Learning Tip: Use the AI's complexity decomposition output as your "definition of done check" at the end of a sprint, not just as an estimation input. After a story is completed, compare the actual work done against the AI's predicted decomposition. Where the actual work diverged significantly from the prediction — either more or less complex in a specific component — that divergence is a signal about what your team's mental model of story complexity is missing. Feed those learnings back into your estimation rubric over time.

Key Takeaways

• AI-driven bulk triage applies consistent categorization criteria across large volumes of incoming backlog items, producing actionable triage reports that would take hours to generate manually.
• The five-bucket triage system (Now / Next / Later / Won't Do / Needs More Info) with explicit criteria gives AI the framework it needs to produce accurate triage results; without explicit criteria, results are generic and unreliable.
• Semantic deduplication and conflict detection are fundamentally different analytical tasks; run them separately for best results — deduplication identifies same-intent items, conflict detection identifies contradictory-behavior items.

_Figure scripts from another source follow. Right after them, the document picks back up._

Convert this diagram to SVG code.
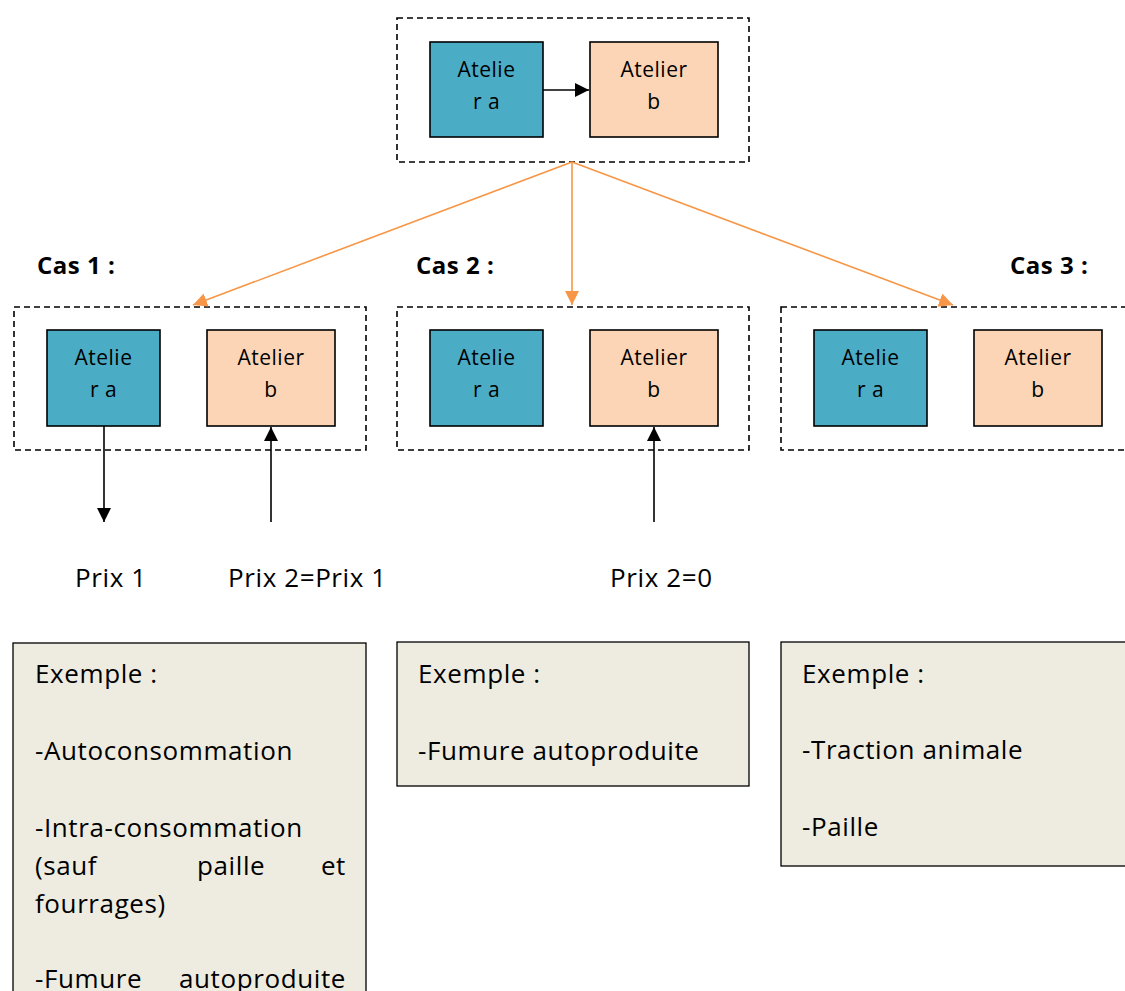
<svg xmlns="http://www.w3.org/2000/svg" width="1125" height="991" viewBox="0 0 1125 991">
<defs>
<style>
.frame{fill:none;stroke:#000;stroke-width:1.6;stroke-dasharray:6,4}
.a{fill:#4BACC6;stroke:#000;stroke-width:1.6}
.b{fill:#FBD5B5;stroke:#000;stroke-width:1.6}
.nt{font-family:"Open Sans","Liberation Sans",sans-serif;font-size:21px;letter-spacing:0.5px;fill:#000;text-anchor:middle}
.t{font-family:"Open Sans","Liberation Sans",sans-serif;font-size:26px;letter-spacing:0.6px;fill:#000}
.cas{font-family:"Open Sans","Liberation Sans",sans-serif;font-size:24px;letter-spacing:0.5px;font-weight:bold;fill:#000}
.ex{fill:#EEECE1;stroke:#000;stroke-width:1.3}
.blk{stroke:#000;stroke-width:1.6;fill:none}
.org{stroke:#F79646;stroke-width:1.6;fill:none}
</style>
<marker id="ab" viewBox="0 0 10 10" refX="10" refY="5" markerWidth="14" markerHeight="14" markerUnits="userSpaceOnUse" orient="auto"><path d="M0,0 L10,5 L0,10 Z" fill="#000"/></marker>
<marker id="ao" viewBox="0 0 10 10" refX="10" refY="5" markerWidth="14" markerHeight="14" markerUnits="userSpaceOnUse" orient="auto"><path d="M0,0 L10,5 L0,10 Z" fill="#F79646"/></marker>
</defs>

<g id="top">
<rect class="frame" x="397" y="18" width="352" height="144"/>
<g id="top-a"><rect class="a" x="430" y="42" width="113" height="95"/><text class="nt" x="486.5" y="77">Atelie</text><text class="nt" x="486.5" y="109">r a</text></g>
<g id="top-b"><rect class="b" x="590" y="42" width="128" height="95"/><text class="nt" x="654" y="77">Atelier</text><text class="nt" x="654" y="109">b</text></g>
</g>

<g id="cas1">
<text class="cas" x="37" y="274">Cas 1 :</text>
<rect class="frame" x="14" y="307" width="352" height="143"/>
<g id="cas1-a"><rect class="a" x="47" y="330" width="113" height="96"/><text class="nt" x="103.5" y="365">Atelie</text><text class="nt" x="103.5" y="397">r a</text></g>
<g id="cas1-b"><rect class="b" x="207" y="330" width="128" height="96"/><text class="nt" x="271" y="365">Atelier</text><text class="nt" x="271" y="397">b</text></g>
</g>

<g id="cas2">
<text class="cas" x="416" y="274">Cas 2 :</text>
<rect class="frame" x="397" y="307" width="352" height="143"/>
<g id="cas2-a"><rect class="a" x="430" y="330" width="113" height="96"/><text class="nt" x="486.5" y="365">Atelie</text><text class="nt" x="486.5" y="397">r a</text></g>
<g id="cas2-b"><rect class="b" x="590" y="330" width="128" height="96"/><text class="nt" x="654" y="365">Atelier</text><text class="nt" x="654" y="397">b</text></g>
</g>

<g id="cas3">
<text class="cas" x="1010" y="274">Cas 3 :</text>
<rect class="frame" x="781" y="307" width="360" height="143"/>
<g id="cas3-a"><rect class="a" x="814" y="330" width="113" height="96"/><text class="nt" x="870.5" y="365">Atelie</text><text class="nt" x="870.5" y="397">r a</text></g>
<g id="cas3-b"><rect class="b" x="974" y="330" width="128" height="96"/><text class="nt" x="1038" y="365">Atelier</text><text class="nt" x="1038" y="397">b</text></g>
</g>

<g id="prix">
<text class="t" x="75" y="587">Prix 1</text>
<text class="t" x="228" y="587">Prix 2=Prix 1</text>
<text class="t" x="610" y="587">Prix 2=0</text>
</g>

<g id="ex1">
<rect class="ex" x="13" y="643" width="353" height="360"/>
<text class="t" x="35" y="683">Exemple :</text>
<text class="t" x="35" y="760">-Autoconsommation</text>
<text class="t" x="35" y="837">-Intra-consommation</text>
<text class="t" x="35" y="875">(sauf</text>
<text class="t" x="197" y="875">paille</text>
<text class="t" x="346" y="875" text-anchor="end">et</text>
<text class="t" x="35" y="913">fourrages)</text>
<text class="t" x="35" y="988">-Fumure</text>
<text class="t" x="346" y="988" text-anchor="end">autoproduite</text>
</g>

<g id="ex2">
<rect class="ex" x="397" y="642" width="352" height="144"/>
<text class="t" x="418" y="683">Exemple :</text>
<text class="t" x="418" y="760">-Fumure autoproduite</text>
</g>

<g id="ex3">
<rect class="ex" x="781" y="642" width="360" height="224"/>
<text class="t" x="802" y="683">Exemple :</text>
<text class="t" x="802" y="759">-Traction animale</text>
<text class="t" x="802" y="836">-Paille</text>
</g>

<g id="connectors">
<line class="blk" x1="543" y1="90" x2="589" y2="90" marker-end="url(#ab)"/>
<line class="org" x1="572" y1="162" x2="193" y2="305" marker-end="url(#ao)"/>
<line class="org" x1="572" y1="162" x2="572" y2="305" marker-end="url(#ao)"/>
<line class="org" x1="572" y1="162" x2="953" y2="305" marker-end="url(#ao)"/>
<line class="blk" x1="104" y1="426" x2="104" y2="522" marker-end="url(#ab)"/>
<line class="blk" x1="271" y1="522" x2="271" y2="427" marker-end="url(#ab)"/>
<line class="blk" x1="654" y1="522" x2="654" y2="427" marker-end="url(#ab)"/>
</g>
</svg>
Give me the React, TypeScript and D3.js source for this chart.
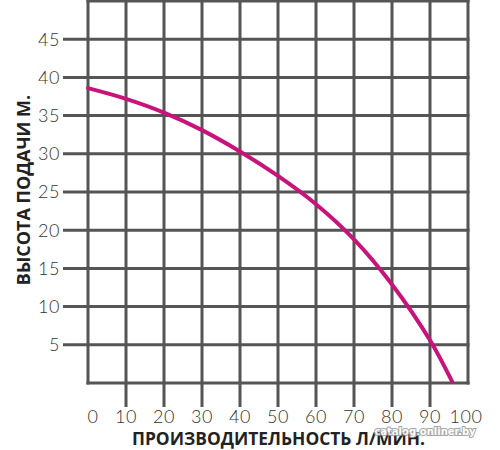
import React from "react";
import * as d3 from "d3";

const flowValues = [0, 10, 20, 30, 40, 50, 60, 70, 80, 90, 95.8];
const headValues = [38.6, 37.2, 35.4, 33.1, 30.3, 27.1, 23.4, 18.8, 12.9, 5.6, 0.2];
const xTicks = [0, 10, 20, 30, 40, 50, 60, 70, 80, 90, 100];
const yTicks = [5, 10, 15, 20, 25, 30, 35, 40, 45];
const xTitle = "ПРОИЗВОДИТЕЛЬНОСТЬ Л/МИН.";
const yTitle = "ВЫСОТА ПОДАЧИ М.";
const watermark = "catalog.onliner.by";

export default function App() {
  const left = 88, right = 468, top = 1, bottom = 383;
  const x = d3.scaleLinear().domain([0, 100]).range([left, right]);
  const y = d3.scaleLinear().domain([0, 50]).range([bottom, top]);
  const gridColor = "#555555";
  const sw = 3;
  const pts = flowValues.map((f, i) => [f, headValues[i]] as [number, number]);
  const line = d3
    .line<[number, number]>()
    .x((d) => x(d[0]))
    .y((d) => y(d[1]))
    .curve(d3.curveCatmullRom.alpha(0.5));
  const numFont = "Lato, 'Open Sans', sans-serif";
  return (
    <svg
      width={500}
      height={450}
      style={{ position: "absolute", left: 0, top: 0, background: "#fff" }}
    >
      {[0, ...yTicks, 50].map((v) => (
        <line
          key={"h" + v}
          x1={v === 0 || v === 50 ? left - sw / 2 : 63}
          x2={right + sw / 2}
          y1={y(v)}
          y2={y(v)}
          stroke={gridColor}
          strokeWidth={sw}
        />
      ))}
      {xTicks.map((v) => (
        <line
          key={"v" + v}
          x1={x(v)}
          x2={x(v)}
          y1={y(50) - sw / 2}
          y2={v === 0 || v === 100 ? bottom + sw / 2 : 407}
          stroke={gridColor}
          strokeWidth={sw}
        />
      ))}
      {yTicks.map((v) => (
        <text
          key={"yl" + v}
          x={60}
          y={y(v)}
          dy="0.36em"
          textAnchor="end"
          fontFamily={numFont}
          fontWeight={300}
          fontSize={18}
          letterSpacing={0.5}
          fill="#333"
        >
          {v}
        </text>
      ))}
      {xTicks.map((v) => (
        <text
          key={"xl" + v}
          x={v === 0 ? x(v) + 5 : v === 100 ? x(v) - 2 : x(v)}
          y={423}
          textAnchor="middle"
          fontFamily={numFont}
          fontWeight={300}
          fontSize={18}
          letterSpacing={0.5}
          fill="#333"
        >
          {v}
        </text>
      ))}
      <path d={line(pts) || ""} fill="none" stroke="#C8147A" strokeWidth={4} strokeLinecap="round" />
      <text
        x={132}
        y={445}
        textAnchor="start"
        fontFamily="'Open Sans', sans-serif"
        fontWeight={700}
        fontSize={18}
        textLength={293}
        lengthAdjust="spacingAndGlyphs"
        fill="#222"
      >
        {xTitle}
      </text>
      <text
        transform={`translate(30,${190}) rotate(-90)`}
        textAnchor="middle"
        fontFamily="'Open Sans', sans-serif"
        fontWeight={700}
        fontSize={18}
        fill="#222"
      >
        {yTitle}
      </text>
      <text
        x={425}
        y={435}
        textAnchor="middle"
        fontFamily="'DejaVu Sans', sans-serif"
        fontWeight={700}
        fontSize={10}
        fill="#fff"
        stroke="#999"
        strokeWidth={2}
        paintOrder="stroke"
        opacity={0.85}
      >
        {watermark}
      </text>
    </svg>
  );
}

• Pre-refinement briefs generated by AI before the session transform refinement from a discovery exercise into a validation exercise, consistently reducing session length by 30–40% while improving acceptance criteria quality.
• AI story estimation works best as a reference comparison tool — given a set of historical stories with known point values, AI can identify the closest matches for new stories and anchor the team's discussion in calibrated data rather than intuition.
• The complexity decomposition prompt surfaces hidden work components before estimation, reducing the frequency of stories that turn out larger than expected and improving team planning accuracy over time.